Everything in the data should be repeated exactly, save for the images.

▶ Source excerpt:
= = =
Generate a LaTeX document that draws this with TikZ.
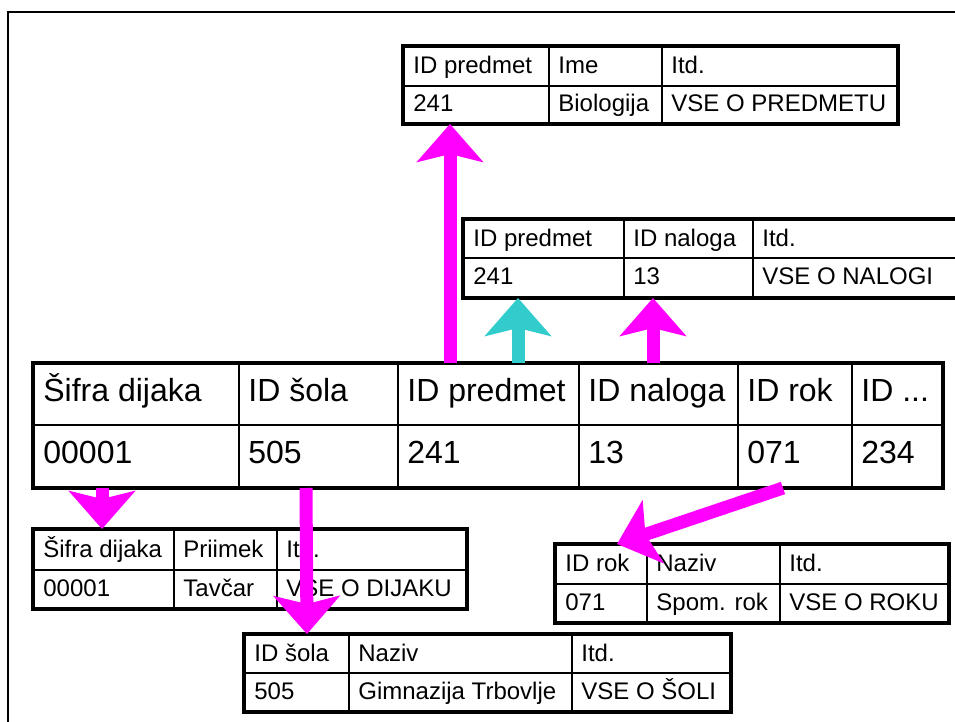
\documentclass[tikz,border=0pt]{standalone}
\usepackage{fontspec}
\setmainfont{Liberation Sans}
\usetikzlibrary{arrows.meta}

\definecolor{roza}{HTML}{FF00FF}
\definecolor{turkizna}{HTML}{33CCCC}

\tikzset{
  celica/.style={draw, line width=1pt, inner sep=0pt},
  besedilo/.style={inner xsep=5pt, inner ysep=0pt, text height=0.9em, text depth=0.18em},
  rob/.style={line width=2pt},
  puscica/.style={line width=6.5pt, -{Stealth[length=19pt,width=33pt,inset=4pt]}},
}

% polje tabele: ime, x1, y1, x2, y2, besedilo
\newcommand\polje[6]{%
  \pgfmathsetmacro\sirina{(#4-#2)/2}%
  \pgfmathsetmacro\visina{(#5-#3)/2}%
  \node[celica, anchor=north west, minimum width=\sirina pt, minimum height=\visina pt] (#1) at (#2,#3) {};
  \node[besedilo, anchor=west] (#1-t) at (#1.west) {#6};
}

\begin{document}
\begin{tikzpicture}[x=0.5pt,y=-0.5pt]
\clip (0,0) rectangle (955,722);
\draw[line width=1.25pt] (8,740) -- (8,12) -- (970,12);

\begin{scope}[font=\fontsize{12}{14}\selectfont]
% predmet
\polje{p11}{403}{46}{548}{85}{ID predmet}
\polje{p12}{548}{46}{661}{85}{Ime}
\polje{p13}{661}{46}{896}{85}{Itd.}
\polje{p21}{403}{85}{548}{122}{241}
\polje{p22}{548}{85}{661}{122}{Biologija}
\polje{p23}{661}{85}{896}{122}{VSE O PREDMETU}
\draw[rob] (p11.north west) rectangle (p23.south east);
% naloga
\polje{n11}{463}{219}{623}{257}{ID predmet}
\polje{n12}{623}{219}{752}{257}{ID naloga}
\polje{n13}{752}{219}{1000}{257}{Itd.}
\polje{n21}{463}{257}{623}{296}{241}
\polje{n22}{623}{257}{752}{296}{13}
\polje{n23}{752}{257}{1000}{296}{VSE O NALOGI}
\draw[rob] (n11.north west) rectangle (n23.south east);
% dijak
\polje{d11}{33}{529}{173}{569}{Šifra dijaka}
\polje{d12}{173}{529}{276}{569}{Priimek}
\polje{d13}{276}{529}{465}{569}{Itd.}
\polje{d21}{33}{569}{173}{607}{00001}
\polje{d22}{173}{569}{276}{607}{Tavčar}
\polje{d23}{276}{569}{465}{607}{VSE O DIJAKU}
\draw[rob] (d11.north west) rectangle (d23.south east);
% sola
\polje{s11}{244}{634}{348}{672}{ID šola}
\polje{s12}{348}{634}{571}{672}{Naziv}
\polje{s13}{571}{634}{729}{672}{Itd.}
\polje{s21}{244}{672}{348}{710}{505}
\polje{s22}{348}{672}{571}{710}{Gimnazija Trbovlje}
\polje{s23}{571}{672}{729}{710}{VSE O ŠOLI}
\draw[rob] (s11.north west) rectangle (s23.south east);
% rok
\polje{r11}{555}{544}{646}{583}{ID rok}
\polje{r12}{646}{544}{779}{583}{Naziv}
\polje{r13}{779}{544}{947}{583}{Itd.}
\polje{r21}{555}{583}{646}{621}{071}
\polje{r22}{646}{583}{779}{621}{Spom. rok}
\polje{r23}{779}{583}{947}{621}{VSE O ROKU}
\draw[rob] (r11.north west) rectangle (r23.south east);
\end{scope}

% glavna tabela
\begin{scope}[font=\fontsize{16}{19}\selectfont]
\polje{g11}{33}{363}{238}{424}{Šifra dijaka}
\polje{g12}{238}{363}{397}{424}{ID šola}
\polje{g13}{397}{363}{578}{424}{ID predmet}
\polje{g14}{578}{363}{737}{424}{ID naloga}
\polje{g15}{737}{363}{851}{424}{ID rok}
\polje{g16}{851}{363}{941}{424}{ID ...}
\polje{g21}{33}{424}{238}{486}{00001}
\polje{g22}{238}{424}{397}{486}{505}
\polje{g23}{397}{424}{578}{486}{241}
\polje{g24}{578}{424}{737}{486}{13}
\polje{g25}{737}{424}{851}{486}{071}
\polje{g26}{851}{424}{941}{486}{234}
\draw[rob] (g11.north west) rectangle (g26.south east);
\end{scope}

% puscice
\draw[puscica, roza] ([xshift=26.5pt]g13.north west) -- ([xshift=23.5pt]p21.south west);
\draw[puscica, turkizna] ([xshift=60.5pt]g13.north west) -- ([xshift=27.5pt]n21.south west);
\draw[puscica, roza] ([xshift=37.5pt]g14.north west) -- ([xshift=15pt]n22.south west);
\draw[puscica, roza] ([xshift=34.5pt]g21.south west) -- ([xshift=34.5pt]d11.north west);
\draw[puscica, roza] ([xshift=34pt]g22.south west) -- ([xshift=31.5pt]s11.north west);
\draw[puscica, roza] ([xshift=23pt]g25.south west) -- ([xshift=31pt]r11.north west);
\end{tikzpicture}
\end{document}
= = =
▶ Worked solution:
Generate a LaTeX document that draws this with TikZ.
\documentclass[tikz,border=0pt]{standalone}
\usepackage{fontspec}
\setmainfont{Liberation Sans}
\usetikzlibrary{arrows.meta}

\definecolor{roza}{HTML}{FF00FF}
\definecolor{turkizna}{HTML}{33CCCC}

\tikzset{
  celica/.style={draw, line width=1pt, inner sep=0pt},
  besedilo/.style={inner xsep=5pt, inner ysep=0pt, text height=0.9em, text depth=0.18em},
  rob/.style={line width=2pt},
  puscica/.style={line width=6.5pt, -{Stealth[length=19pt,width=33pt,inset=4pt]}},
}

% polje tabele: ime, x1, y1, x2, y2, besedilo
\newcommand\polje[6]{%
  \pgfmathsetmacro\sirina{(#4-#2)/2}%
  \pgfmathsetmacro\visina{(#5-#3)/2}%
  \node[celica, anchor=north west, minimum width=\sirina pt, minimum height=\visina pt] (#1) at (#2,#3) {};
  \node[besedilo, anchor=west] (#1-t) at (#1.west) {#6};
}

\begin{document}
\begin{tikzpicture}[x=0.5pt,y=-0.5pt]
\clip (0,0) rectangle (955,722);
\draw[line width=1.25pt] (8,740) -- (8,12) -- (970,12);

\begin{scope}[font=\fontsize{12}{14}\selectfont]
% predmet
\polje{p11}{403}{46}{548}{85}{ID predmet}
\polje{p12}{548}{46}{661}{85}{Ime}
\polje{p13}{661}{46}{896}{85}{Itd.}
\polje{p21}{403}{85}{548}{122}{241}
\polje{p22}{548}{85}{661}{122}{Biologija}
\polje{p23}{661}{85}{896}{122}{VSE O PREDMETU}
\draw[rob] (p11.north west) rectangle (p23.south east);
% naloga
\polje{n11}{463}{219}{623}{257}{ID predmet}
\polje{n12}{623}{219}{752}{257}{ID naloga}
\polje{n13}{752}{219}{1000}{257}{Itd.}
\polje{n21}{463}{257}{623}{296}{241}
\polje{n22}{623}{257}{752}{296}{13}
\polje{n23}{752}{257}{1000}{296}{VSE O NALOGI}
\draw[rob] (n11.north west) rectangle (n23.south east);
% dijak
\polje{d11}{33}{529}{173}{569}{Šifra dijaka}
\polje{d12}{173}{529}{276}{569}{Priimek}
\polje{d13}{276}{529}{465}{569}{Itd.}
\polje{d21}{33}{569}{173}{607}{00001}
\polje{d22}{173}{569}{276}{607}{Tavčar}
\polje{d23}{276}{569}{465}{607}{VSE O DIJAKU}
\draw[rob] (d11.north west) rectangle (d23.south east);
% sola
\polje{s11}{244}{634}{348}{672}{ID šola}
\polje{s12}{348}{634}{571}{672}{Naziv}
\polje{s13}{571}{634}{729}{672}{Itd.}
\polje{s21}{244}{672}{348}{710}{505}
\polje{s22}{348}{672}{571}{710}{Gimnazija Trbovlje}
\polje{s23}{571}{672}{729}{710}{VSE O ŠOLI}
\draw[rob] (s11.north west) rectangle (s23.south east);
% rok
\polje{r11}{555}{544}{646}{583}{ID rok}
\polje{r12}{646}{544}{779}{583}{Naziv}
\polje{r13}{779}{544}{947}{583}{Itd.}
\polje{r21}{555}{583}{646}{621}{071}
\polje{r22}{646}{583}{779}{621}{Spom. rok}
\polje{r23}{779}{583}{947}{621}{VSE O ROKU}
\draw[rob] (r11.north west) rectangle (r23.south east);
\end{scope}

% glavna tabela
\begin{scope}[font=\fontsize{16}{19}\selectfont]
\polje{g11}{33}{363}{238}{424}{Šifra dijaka}
\polje{g12}{238}{363}{397}{424}{ID šola}
\polje{g13}{397}{363}{578}{424}{ID predmet}
\polje{g14}{578}{363}{737}{424}{ID naloga}
\polje{g15}{737}{363}{851}{424}{ID rok}
\polje{g16}{851}{363}{941}{424}{ID ...}
\polje{g21}{33}{424}{238}{486}{00001}
\polje{g22}{238}{424}{397}{486}{505}
\polje{g23}{397}{424}{578}{486}{241}
\polje{g24}{578}{424}{737}{486}{13}
\polje{g25}{737}{424}{851}{486}{071}
\polje{g26}{851}{424}{941}{486}{234}
\draw[rob] (g11.north west) rectangle (g26.south east);
\end{scope}

% puscice
\draw[puscica, roza] ([xshift=26.5pt]g13.north west) -- ([xshift=23.5pt]p21.south west);
\draw[puscica, turkizna] ([xshift=60.5pt]g13.north west) -- ([xshift=27.5pt]n21.south west);
\draw[puscica, roza] ([xshift=37.5pt]g14.north west) -- ([xshift=15pt]n22.south west);
\draw[puscica, roza] ([xshift=34.5pt]g21.south west) -- ([xshift=34.5pt]d11.north west);
\draw[puscica, roza] ([xshift=34pt]g22.south west) -- ([xshift=31.5pt]s11.north west);
\draw[puscica, roza] ([xshift=23pt]g25.south west) -- ([xshift=31pt]r11.north west);
\end{tikzpicture}
\end{document}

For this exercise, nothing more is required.